The agents of Rome have long used their cassocks,
sandals and crosses to hide their abusive and deceptive nature. The
back-to-front clerical collar (aka dog collar) has in America become
standard camouflage for all sorts of frauds, New Agers and other evil
workers. This is so bad that I have come to believe that anyone
wearing a clerical/dog collar is indeed one of the dogs that Paul
warns about: “Beware of dogs,
beware of evil workers, beware of the mutilation!” (Philippians
3:2). Yet millions are fooled by these imposters because of the
camouflage they wear.
This kind of deception is also not new: “For
such are false apostles, deceitful workers, transforming themselves
into apostles of Christ. And no wonder! For Satan himself transforms
himself into an angel of light. Therefore it is no great thing if his
ministers also transform themselves into ministers of righteousness,
whose end will be according to their works.”(2 Corinthians
But recently, as a result of a book I have been
reading and various preachers I have been listening to, I have become
aware of another (also not new) form of spiritual camouflage, and that
is the use of the term “Sola Scriptura”. Just as the big cross and the
clerical collar immediately flashes a red flag that something is wrong
with the picture, the profuse use of the words “Sola Scriptura” has,
for me, become a warning sign that the speaker or author is trying to
Sola Scriptura is one of the terms that came out
of the Reformation and is Latin for “only Scripture”. By using the
term, we mean that our faith and doctrine is based on Scripture alone
and not on the traditions of men, extra-biblical documents,
“revelation”, human philosophies or anything else outside of the 66
books of the Bible.
But writers and speakers are increasingly using
the term to camouflage the extra-Biblical sources of their ideas. One
writer uses terms like “we base our doctrine only on the Scriptures”
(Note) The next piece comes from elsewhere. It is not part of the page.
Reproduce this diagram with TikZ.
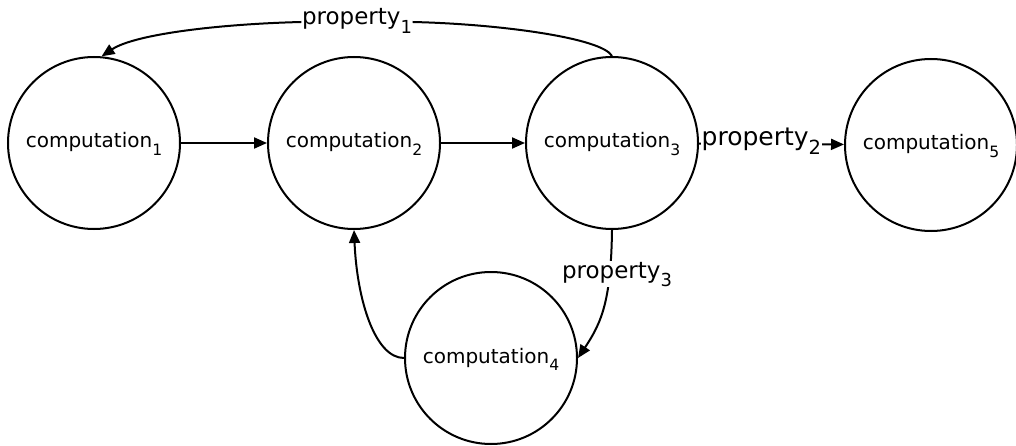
\documentclass[tikz,border=0pt]{standalone}
\usepackage{fontspec}
\setmainfont{DejaVu Sans}
\usetikzlibrary{arrows.meta}
\newcommand{\sbs}[1]{\raisebox{-0.36em}{\scalebox{0.78}{#1}}}
\begin{document}
\begin{tikzpicture}[x=1pt,y=1pt,
  comp/.style={circle,draw,line width=2pt,minimum size=172pt,inner sep=0pt,
    font=\fontsize{20}{20}\selectfont,text height=10pt,text depth=0pt},
  plab/.style={inner sep=0.5pt,font=\fontsize{23}{23}\selectfont},
  arr/.style={line width=2pt,-{Triangle[length=13pt,width=11pt]}},
  ln/.style={line width=2pt}]
\useasboundingbox (0,0) rectangle (1016,-446);
\node[comp] (c1) at (94,-143) {computation\sbs{1}};
\node[comp] (c2) at (354,-143) {computation\sbs{2}};
\node[comp] (c3) at (612,-143) {computation\sbs{3}};
\node[comp] (c5) at (931,-145) {computation\sbs{5}};
\node[comp] (c4) at (491,-358) {computation\sbs{4}};

\draw[arr] (c1) -- (c2);
\draw[arr] (c2) -- (c3);
\draw[arr] (c3) -- node[plab,font=\fontsize{25}{25}\selectfont,fill=white,pos=0.43,anchor=base,yshift=-2pt] (p2) {property\sbs{2}} (c5);

\node[plab,anchor=base] (p1) at (357,-25) {property\sbs{1}};
\draw[ln] ([yshift=3pt]p1.base east) .. controls (500,-24) and (602,-38) .. (c3.north);
\draw[arr] ([yshift=3pt]p1.base west) .. controls (220,-24) and (135,-34) .. (c1.85);

\draw[arr] (c3.south) .. controls (611,-300) and (602,-322) .. (c4.east);
\node[plab,fill=white,anchor=base] (p3) at (617,-278) {property\sbs{3}};

\draw[arr] (c4.west) .. controls (375,-358) and (357,-300) .. (c2.south);
\end{tikzpicture}
\end{document}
dozens of times throughout his book. All the while he blatantly builds
his ideas on everything but the Bible. In fact, sometimes he would
sandwich his extra-biblical teaching between two such statements! It
is so bad that while reading the book I came to discover that those
words were actually a siren to draw attention to those parts of the
book where he most grievously departed from Scripture and where one
had to be especially careful.
The sad thing is that pastors and mature
believers whom I would normally regard as very discerning, and who
have also read the book, see no problem with it. So the technique
clearly works so well that even the most observant and experienced are
fooled by it.
At a recent conference I attended, the speakers,
one after the other, bandied the term “Sola Scriptura” about. Not only
did they like to use the term but they seemed sincerely convinced that
what they were propounding was based only on Scripture and they openly
claimed that everyone else was adding to Scripture. Yet they did not
have a single Scripture for the central idea they were propagating at
the conference. Instead they relied on experience, statistics, the
Church Fathers, and the Reformers as a base for their doctrine. Once
again it seemed that almost all of the 5,000 attendees were thoroughly
convinced that the speakers were speaking truth.
Does that mean that anyone who uses the term (or
similar terms) is fake? No, not necessarily. But if someone makes a
point of flashing a big shiny cross around, beware; and so too be very
careful of those who like to assure everyone of their orthodoxy. If an
author or preacher is preaching the truth from God’s Word, it should
be pretty obvious and there should be no need to protest too much.
One of the many problems with identifying anyone
using sources outside of the Bible is that it is impossible to be a
Berean – in the sense that there is nothing
in the Scripture to compare
the new idea to because it finds its source
outside of Scripture. But
that should actually be the very basis for rejecting the new idea. If
it is not found in the Bible, no matter how the author justifies the
use thereof, then it should be rejected out of hand.
And don’t be intimidated by the preacher’s
doctorate, credentials and background, elite “spirituality,” and least of all by his confident pronouncements, predictions
and prophecies, bombastic pontifications, or affected meekness. The
questions are simple: “Is it in the Bible and is this what the Bible
plainly teaches?” If the speaker claims that you will not see what he
sees because you do not have the special training, experience and
background that he has, reject him. He is adding his “special insight”
to the Scriptures. (This is a form of Gnosticism.)
Sola Scriptura also means that the Scriptures
stand on their own. Yes, you need the Holy Spirit to lead you into all
truth (John 16:13), but that’s it. No more. Anything else is a
deception – no matter how red the speaker gets in the face when he
insists he is teaching orthodoxy and Sola Scriptura.
The answer to all the bluff and bluster is easy
and simple: “Show me where it is written.”